La fortuna guió nuestros pasos hasta un club cercano a Santa Justa (más un centro educativo que recreativo) para el que sólo tengo palabras de agradecimiento, el A. VV. Centro Histórico, con su presidente, Alfredo, a la cabeza, caballero hasta en el apellido y bético hasta los calcetines; y con un jovencísimo pero avezado y entusiasta coordinador deportivo, cordobés de nacimiento, Bernardo Ruiz, notable compañero en este jodido oficio del periodismo y el erudito más enciclopédico y apasionado que conozco sobre las ‘Semanas Santas’, ojo al dato, ¡de las ocho provincias andaluzas!, que no es cualquier cosa…
Han pasado siete años, siete, y ahora sé que aquella foto -sin saberlo, sin sospecharlo siquiera- captó un alumbramiento.

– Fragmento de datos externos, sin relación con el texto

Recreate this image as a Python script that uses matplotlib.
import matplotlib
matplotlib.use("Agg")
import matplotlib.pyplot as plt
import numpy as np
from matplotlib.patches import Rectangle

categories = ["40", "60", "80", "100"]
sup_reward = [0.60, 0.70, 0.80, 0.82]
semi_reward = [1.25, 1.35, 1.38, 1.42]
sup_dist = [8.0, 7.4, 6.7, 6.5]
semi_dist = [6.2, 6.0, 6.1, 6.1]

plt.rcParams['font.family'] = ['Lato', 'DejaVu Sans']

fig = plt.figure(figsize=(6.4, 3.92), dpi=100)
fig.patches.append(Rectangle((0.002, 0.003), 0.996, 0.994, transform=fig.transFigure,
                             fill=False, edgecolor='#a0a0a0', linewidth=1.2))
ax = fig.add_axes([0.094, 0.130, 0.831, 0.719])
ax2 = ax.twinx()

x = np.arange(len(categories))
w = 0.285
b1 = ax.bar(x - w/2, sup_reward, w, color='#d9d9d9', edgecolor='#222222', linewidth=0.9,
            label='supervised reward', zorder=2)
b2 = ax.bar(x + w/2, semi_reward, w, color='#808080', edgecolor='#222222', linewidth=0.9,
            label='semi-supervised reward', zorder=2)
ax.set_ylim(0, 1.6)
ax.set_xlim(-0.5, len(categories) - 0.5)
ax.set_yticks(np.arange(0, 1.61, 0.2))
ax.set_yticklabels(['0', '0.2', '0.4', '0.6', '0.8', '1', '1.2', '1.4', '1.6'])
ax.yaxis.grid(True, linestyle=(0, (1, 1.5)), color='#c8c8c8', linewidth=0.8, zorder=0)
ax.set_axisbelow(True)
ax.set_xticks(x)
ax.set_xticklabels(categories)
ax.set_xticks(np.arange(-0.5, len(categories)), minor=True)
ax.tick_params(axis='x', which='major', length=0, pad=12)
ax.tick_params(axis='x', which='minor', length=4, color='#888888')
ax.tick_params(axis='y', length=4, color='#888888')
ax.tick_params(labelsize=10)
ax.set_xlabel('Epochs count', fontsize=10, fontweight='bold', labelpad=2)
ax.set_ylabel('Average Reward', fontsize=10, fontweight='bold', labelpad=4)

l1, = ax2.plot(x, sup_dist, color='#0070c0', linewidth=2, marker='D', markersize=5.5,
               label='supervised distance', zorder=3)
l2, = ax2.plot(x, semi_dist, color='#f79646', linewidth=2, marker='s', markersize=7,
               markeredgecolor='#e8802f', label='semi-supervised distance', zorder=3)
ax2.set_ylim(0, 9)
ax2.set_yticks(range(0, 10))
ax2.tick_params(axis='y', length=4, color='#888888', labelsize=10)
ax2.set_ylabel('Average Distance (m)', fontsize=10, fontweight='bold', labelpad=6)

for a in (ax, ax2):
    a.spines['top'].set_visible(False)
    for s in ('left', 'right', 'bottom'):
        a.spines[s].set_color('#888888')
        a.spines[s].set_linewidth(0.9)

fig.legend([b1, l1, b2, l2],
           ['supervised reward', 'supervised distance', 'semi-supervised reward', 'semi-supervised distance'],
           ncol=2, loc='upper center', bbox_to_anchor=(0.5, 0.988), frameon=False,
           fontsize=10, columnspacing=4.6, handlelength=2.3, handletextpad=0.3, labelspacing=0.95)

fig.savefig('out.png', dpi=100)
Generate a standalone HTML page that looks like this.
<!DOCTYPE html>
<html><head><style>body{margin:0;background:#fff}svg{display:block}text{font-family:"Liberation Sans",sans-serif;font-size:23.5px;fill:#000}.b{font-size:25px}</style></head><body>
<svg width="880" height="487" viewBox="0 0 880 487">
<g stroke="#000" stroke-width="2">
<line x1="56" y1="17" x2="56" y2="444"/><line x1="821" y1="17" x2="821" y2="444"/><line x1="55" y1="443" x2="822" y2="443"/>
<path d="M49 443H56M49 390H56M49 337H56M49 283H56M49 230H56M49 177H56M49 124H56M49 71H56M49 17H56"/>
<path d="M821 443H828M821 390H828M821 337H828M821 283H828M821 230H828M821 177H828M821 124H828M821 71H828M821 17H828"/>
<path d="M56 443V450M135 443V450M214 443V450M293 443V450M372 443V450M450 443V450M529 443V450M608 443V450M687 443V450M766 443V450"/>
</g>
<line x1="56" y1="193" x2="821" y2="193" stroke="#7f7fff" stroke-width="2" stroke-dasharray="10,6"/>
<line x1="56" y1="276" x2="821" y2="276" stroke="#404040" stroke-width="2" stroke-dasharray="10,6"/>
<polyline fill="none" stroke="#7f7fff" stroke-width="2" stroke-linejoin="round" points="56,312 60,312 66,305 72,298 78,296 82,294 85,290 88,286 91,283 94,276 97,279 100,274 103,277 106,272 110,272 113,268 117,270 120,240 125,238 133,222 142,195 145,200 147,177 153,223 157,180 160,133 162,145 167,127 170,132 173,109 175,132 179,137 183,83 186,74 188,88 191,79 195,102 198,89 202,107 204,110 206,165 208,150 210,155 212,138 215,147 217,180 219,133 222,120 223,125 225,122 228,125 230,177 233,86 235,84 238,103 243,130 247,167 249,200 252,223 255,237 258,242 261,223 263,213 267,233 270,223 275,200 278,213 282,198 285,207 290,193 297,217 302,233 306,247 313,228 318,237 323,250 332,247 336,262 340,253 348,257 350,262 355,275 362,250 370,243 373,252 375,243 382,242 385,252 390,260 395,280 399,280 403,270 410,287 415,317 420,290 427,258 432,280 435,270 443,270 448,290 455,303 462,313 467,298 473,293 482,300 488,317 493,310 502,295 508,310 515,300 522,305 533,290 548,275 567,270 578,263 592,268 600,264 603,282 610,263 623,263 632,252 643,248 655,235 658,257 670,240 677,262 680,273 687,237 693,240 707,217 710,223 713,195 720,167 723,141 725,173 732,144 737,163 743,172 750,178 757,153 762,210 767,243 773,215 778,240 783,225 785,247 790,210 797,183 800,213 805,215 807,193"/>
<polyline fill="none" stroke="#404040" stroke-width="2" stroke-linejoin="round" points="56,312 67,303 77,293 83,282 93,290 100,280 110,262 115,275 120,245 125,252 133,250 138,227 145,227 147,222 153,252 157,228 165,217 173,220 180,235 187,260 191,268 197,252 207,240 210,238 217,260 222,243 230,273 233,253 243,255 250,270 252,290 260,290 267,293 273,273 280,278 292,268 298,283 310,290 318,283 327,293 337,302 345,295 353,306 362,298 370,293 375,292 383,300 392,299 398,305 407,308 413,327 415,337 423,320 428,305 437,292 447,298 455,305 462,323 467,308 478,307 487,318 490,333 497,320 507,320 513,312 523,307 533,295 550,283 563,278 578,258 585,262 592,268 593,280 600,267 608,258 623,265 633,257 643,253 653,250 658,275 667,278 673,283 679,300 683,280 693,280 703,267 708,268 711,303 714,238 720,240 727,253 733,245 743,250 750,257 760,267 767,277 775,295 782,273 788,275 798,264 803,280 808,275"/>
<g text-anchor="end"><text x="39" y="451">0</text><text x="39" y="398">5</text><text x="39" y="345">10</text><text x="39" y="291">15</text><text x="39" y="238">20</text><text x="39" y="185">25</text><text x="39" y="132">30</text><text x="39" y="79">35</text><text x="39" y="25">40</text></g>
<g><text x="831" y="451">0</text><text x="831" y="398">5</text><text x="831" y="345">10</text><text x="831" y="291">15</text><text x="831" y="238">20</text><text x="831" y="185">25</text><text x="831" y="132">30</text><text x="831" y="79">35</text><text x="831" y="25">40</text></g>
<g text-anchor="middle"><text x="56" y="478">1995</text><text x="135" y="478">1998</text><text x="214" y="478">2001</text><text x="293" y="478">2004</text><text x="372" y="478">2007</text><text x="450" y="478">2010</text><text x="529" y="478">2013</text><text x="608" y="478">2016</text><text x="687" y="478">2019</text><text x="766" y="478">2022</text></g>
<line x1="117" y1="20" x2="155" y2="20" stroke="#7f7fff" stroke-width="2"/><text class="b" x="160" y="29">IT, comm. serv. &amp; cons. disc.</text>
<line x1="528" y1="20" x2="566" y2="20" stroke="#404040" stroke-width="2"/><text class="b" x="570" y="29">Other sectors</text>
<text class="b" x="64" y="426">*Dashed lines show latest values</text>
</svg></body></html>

Me percato de ello y tengo la certeza de que aquel día cambió y condicionó nuestras vidas.
Hemos hecho renuncias a cambio de esfuerzo, sudor y muchos lavados de ropa, pero también, ellos y nosotros, hemos coleccionado nuevos amigos, muchas lecciones y algunas recompensas. Madrugones de frío y lluvia o siestas arruinadas por el calor espeso sobre un campo de albero para llevarles a patear una pelota es mucha más educación y mucha más lección de vida de lo que aparenta.